Margao: Australia might be winless so far in India in the ongoing tour with only the third and final ODI remaining to be played on Sunday, but visiting team coach Tim Nielsen today said they have been competitive having lost the two Tests and the lone 50-over match by narrow margins.
Australia lost both the Tests and go into the final ODI on October 24 here trailing the hosts 0-1 after losing the previous tie at Visakhapatnam on October 20.
“It’s harsh. We played just one game (ODI). We made 290 and we just got beaten. We lost the first Test match at Mohali when one ball could have made the difference,” he said about the two close matches that Australia, who used to revel in such situations in the past, lost.
In the thrilling Mohali Test, Australia could not separate the last wicket partnership between V V S Laxman and Pragyan Ojha as India coasted home to 216.
Despite the winless tour so far, Nielsen said there were positives to be taken for his side.
“It’s been good, especially for our bowling group. We had both (Mitchell) Starc and (John) Hastings making debuts in the Vizag game and (Clint) Mckay has played only once (at Vizag) after a gap of 10 ODIs. It’s been an excellent experience for our young bowling group,” said Nielsen after the team practice session at the Jawaharlal Nehru Stadium.
“It was nice to see our senior players (captain Michael) Clarke, (Mike) Hussey and (Cameron) White giving us a competitive total (in the ODI). We think we can defend 290 more often than not. It needed a wonderful innings from (Virat) Kohli to get India across the line,” he said.
Clarke hit an unbeaten 111, Hussey made 69 and White slammed 89 in 49 balls but all their efforts went in vain as Kohli hit a match-winning 118 in 121 balls and India reached the imposing total of 290 with five wickets and seven balls to spare at Visakhapatnam to lead the series 1-0.
The first ODI at Kochi on October 17 was washed out and there is a distinct threat of rains affecting the match here too as the sky was overcast on Friday.
Nielsen insisted that the team was not pressing the panic buttons with the 2011 World Cup just round the corner in the sub-continent and declared that the team has been very competitive.
“We are not panicking at all. We understand we haven’t got the result on the scoreboard we would have liked but we have been very competitive. If you add the loss of (Ricky) Ponting, (Mitchell) Johnson, (Shane) Watson, (Mike) Hussey, (Shaun) Tait, (Brett) Lee to this one day side, we would take this side,” he said confidently.
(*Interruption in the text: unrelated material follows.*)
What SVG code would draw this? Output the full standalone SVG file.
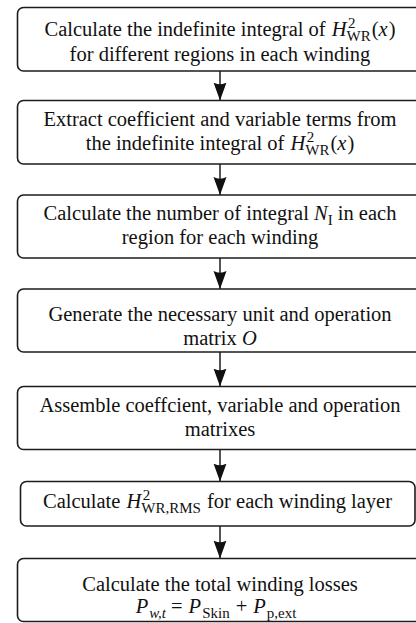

Nielsen defended off spinner Nathan Hauritz, who has been flogged mercilessly by the Indian batsmen, saying that he had performed very well over the last two years and that the lack of bounce on the wickets here undid him.
“His performance is better in Test cricket than what he has done here in India. We have talked quite a bit since the end of the second Test match. (He’s) started getting used to the conditions. Probably because of the slowness of the wickets here, the lack of bounce on the wickets here he could not get the assistance he gets in Australia.
“The Indian spinners put a lot of top spin on the ball to try and get the ball to bounce. In Australia the wickets are harder and we probably concentrate more on sidespin. It’s a big difference when you play in these conditions, something Nathan has to do to get adjusted to the playing conditions here,” the Australian coach said.
Nielsen also pointed out that the lack of experience in the new ball bowling in the absence of several key fast bowlers put extra pressure on those bowling the middle overs in the ODIs.
“He (Huaritz) has done a good job for us in one day cricket in the last 18 months. If anything we are lacking it is the experience in fast bowling group that we had in the past. When we won the Champions Trophy in South Africa last year we had (Peter) Siddle, Lee and Johnson as our first three bowlers. That makes it a lot easier when bowlers like 4 and 5 come into the attack.
“We have Starc, Hastings and Mckay who have played very little international cricket. It puts pressure on our middle bowlers. Probably it was a little bit evident the other night when we did not take early wickets. But I still think Huaritz is a very good one-day bowler and has done very well for us in the last couple of years,” he added.
The Australia coach expected the wicket for Sunday’s match to be of low bounce and slow that may aid the batsmen if the sun shone brightly before the start of the match.
“Had a quick look today. Looks like it has rained quite heavily in the last couple of days and I’m not sure it has seen a lot of sunshine. I don’t think it will be a hard, fast, bouncy wicket. Still (there are) two days to go. Tomorrow, if the sun comes out they can roll a bit more. Though the wicket may be a bit slow could be a good batting wicket,” he said.